[Start of Records supplied]

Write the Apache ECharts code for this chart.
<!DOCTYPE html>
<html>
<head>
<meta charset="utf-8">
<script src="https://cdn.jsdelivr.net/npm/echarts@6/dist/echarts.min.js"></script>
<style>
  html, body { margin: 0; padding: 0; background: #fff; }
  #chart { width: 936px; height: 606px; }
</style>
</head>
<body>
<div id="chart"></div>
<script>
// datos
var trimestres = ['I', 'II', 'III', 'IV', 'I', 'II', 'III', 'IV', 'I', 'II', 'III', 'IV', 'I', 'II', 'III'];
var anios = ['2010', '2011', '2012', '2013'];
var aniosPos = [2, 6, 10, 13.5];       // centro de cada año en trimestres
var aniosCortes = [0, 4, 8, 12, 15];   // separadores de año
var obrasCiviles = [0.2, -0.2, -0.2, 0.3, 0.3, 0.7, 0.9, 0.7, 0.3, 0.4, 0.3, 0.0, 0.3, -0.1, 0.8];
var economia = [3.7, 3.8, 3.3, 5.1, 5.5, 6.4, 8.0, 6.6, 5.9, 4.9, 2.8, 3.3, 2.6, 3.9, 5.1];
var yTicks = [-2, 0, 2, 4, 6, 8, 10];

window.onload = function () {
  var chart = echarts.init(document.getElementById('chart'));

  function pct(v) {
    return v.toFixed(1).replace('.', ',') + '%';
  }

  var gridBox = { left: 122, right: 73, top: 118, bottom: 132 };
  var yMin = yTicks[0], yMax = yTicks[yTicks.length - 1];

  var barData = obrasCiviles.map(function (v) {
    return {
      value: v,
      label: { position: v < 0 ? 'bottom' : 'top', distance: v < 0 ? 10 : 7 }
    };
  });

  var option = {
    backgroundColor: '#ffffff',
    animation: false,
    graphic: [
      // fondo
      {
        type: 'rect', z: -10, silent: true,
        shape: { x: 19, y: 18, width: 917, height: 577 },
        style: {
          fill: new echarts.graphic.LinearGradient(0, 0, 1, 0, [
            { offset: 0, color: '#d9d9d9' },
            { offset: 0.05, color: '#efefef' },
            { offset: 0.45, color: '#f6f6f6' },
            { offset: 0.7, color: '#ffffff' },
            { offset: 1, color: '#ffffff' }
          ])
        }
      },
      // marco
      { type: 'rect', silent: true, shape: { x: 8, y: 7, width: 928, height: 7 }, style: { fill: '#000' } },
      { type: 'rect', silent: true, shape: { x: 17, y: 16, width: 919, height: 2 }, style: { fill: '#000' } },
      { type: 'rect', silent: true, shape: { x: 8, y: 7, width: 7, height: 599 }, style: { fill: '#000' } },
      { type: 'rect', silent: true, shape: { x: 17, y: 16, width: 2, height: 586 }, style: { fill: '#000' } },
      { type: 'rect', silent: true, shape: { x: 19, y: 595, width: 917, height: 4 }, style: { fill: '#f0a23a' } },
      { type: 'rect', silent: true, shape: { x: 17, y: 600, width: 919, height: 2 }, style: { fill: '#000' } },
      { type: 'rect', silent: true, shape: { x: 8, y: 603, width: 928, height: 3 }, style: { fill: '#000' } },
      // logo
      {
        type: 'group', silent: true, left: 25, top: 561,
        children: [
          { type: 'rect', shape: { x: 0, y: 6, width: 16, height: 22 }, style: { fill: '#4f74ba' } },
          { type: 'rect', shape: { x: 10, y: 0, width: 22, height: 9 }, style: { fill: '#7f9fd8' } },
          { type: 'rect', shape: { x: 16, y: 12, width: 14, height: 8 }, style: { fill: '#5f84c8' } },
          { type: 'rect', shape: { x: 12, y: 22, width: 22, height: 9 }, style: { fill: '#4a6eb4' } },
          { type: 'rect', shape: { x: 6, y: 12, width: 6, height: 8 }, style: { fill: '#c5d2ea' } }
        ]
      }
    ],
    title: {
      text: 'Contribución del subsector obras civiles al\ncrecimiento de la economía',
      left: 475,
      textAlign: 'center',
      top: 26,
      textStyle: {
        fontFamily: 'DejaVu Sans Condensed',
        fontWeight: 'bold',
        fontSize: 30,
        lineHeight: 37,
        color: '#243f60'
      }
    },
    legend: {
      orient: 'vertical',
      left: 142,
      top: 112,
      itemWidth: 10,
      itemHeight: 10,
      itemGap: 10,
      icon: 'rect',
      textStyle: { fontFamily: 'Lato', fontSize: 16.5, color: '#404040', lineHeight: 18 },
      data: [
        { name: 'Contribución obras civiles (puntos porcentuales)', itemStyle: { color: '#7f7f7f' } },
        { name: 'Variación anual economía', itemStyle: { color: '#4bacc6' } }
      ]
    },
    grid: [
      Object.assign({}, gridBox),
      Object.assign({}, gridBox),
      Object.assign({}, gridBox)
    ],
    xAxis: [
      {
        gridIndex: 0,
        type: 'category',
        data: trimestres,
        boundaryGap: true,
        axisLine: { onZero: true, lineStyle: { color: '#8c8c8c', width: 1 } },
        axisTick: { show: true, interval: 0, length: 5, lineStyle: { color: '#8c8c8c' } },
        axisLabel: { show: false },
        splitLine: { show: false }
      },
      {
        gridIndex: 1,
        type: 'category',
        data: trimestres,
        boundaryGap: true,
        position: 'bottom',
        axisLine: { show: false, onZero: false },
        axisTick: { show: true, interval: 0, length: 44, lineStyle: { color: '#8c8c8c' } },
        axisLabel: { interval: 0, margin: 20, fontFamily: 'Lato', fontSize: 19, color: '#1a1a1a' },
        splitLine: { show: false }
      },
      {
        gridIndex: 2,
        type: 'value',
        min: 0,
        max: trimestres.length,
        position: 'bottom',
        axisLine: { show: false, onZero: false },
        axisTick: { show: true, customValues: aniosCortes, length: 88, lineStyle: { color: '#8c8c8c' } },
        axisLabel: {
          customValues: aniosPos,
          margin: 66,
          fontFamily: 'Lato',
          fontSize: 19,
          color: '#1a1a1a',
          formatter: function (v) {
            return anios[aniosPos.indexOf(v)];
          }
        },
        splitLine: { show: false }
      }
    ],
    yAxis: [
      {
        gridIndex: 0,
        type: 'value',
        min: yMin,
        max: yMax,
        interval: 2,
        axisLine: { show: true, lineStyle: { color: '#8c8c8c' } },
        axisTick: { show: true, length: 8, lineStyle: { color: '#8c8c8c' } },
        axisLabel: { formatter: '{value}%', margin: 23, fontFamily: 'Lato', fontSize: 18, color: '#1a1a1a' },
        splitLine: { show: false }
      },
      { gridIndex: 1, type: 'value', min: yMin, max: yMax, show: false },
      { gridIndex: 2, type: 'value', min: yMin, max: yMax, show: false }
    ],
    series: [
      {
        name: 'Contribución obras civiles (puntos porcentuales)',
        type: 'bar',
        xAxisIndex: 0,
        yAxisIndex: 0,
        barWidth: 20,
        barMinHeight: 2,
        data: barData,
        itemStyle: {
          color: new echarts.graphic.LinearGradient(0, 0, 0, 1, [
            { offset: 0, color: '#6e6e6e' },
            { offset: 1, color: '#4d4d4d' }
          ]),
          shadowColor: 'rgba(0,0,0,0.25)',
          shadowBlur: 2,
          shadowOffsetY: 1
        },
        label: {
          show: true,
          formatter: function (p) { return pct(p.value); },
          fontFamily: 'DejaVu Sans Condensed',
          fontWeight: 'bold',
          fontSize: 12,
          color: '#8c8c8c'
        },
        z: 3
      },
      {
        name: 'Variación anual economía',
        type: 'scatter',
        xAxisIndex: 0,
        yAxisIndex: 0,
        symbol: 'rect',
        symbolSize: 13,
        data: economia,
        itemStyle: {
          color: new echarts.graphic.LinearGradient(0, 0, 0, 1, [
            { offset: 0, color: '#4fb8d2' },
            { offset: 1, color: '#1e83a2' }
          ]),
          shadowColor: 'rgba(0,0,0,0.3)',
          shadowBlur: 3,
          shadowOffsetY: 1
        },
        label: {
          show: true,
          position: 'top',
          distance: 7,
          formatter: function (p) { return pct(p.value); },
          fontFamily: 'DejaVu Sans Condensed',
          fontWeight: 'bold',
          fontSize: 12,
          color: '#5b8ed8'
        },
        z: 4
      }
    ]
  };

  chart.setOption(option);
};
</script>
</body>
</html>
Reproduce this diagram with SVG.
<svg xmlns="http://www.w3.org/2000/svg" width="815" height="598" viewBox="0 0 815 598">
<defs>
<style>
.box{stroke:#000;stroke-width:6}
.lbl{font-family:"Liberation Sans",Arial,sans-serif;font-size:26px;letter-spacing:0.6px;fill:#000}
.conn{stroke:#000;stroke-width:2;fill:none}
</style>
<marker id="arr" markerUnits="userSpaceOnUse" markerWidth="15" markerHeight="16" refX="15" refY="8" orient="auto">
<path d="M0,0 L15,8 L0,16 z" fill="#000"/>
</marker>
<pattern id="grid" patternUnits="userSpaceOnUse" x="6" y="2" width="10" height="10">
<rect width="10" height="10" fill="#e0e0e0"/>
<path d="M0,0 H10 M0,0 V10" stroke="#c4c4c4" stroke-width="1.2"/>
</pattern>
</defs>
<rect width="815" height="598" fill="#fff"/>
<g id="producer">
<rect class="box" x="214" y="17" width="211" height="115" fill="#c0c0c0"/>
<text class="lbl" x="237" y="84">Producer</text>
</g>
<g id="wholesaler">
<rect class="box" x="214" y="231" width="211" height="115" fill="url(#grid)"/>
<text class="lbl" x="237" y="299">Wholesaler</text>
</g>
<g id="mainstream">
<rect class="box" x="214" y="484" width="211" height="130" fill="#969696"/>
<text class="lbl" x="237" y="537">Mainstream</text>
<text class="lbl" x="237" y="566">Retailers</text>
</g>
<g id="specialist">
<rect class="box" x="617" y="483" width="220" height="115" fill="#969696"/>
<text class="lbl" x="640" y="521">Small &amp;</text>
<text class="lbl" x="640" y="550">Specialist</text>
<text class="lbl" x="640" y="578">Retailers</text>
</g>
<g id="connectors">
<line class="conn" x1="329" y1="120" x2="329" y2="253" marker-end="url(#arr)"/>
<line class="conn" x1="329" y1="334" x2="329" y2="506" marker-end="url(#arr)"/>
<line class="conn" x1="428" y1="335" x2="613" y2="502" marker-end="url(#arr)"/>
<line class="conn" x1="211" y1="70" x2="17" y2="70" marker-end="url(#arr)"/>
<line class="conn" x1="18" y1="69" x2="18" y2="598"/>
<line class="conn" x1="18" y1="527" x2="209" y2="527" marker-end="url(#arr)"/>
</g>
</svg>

[End of Records supplied]

#### Task details
Scan the material above. Copy each line where "this" occurs.

#### In response
Write the Apache ECharts code for this chart.
Reproduce this diagram with SVG.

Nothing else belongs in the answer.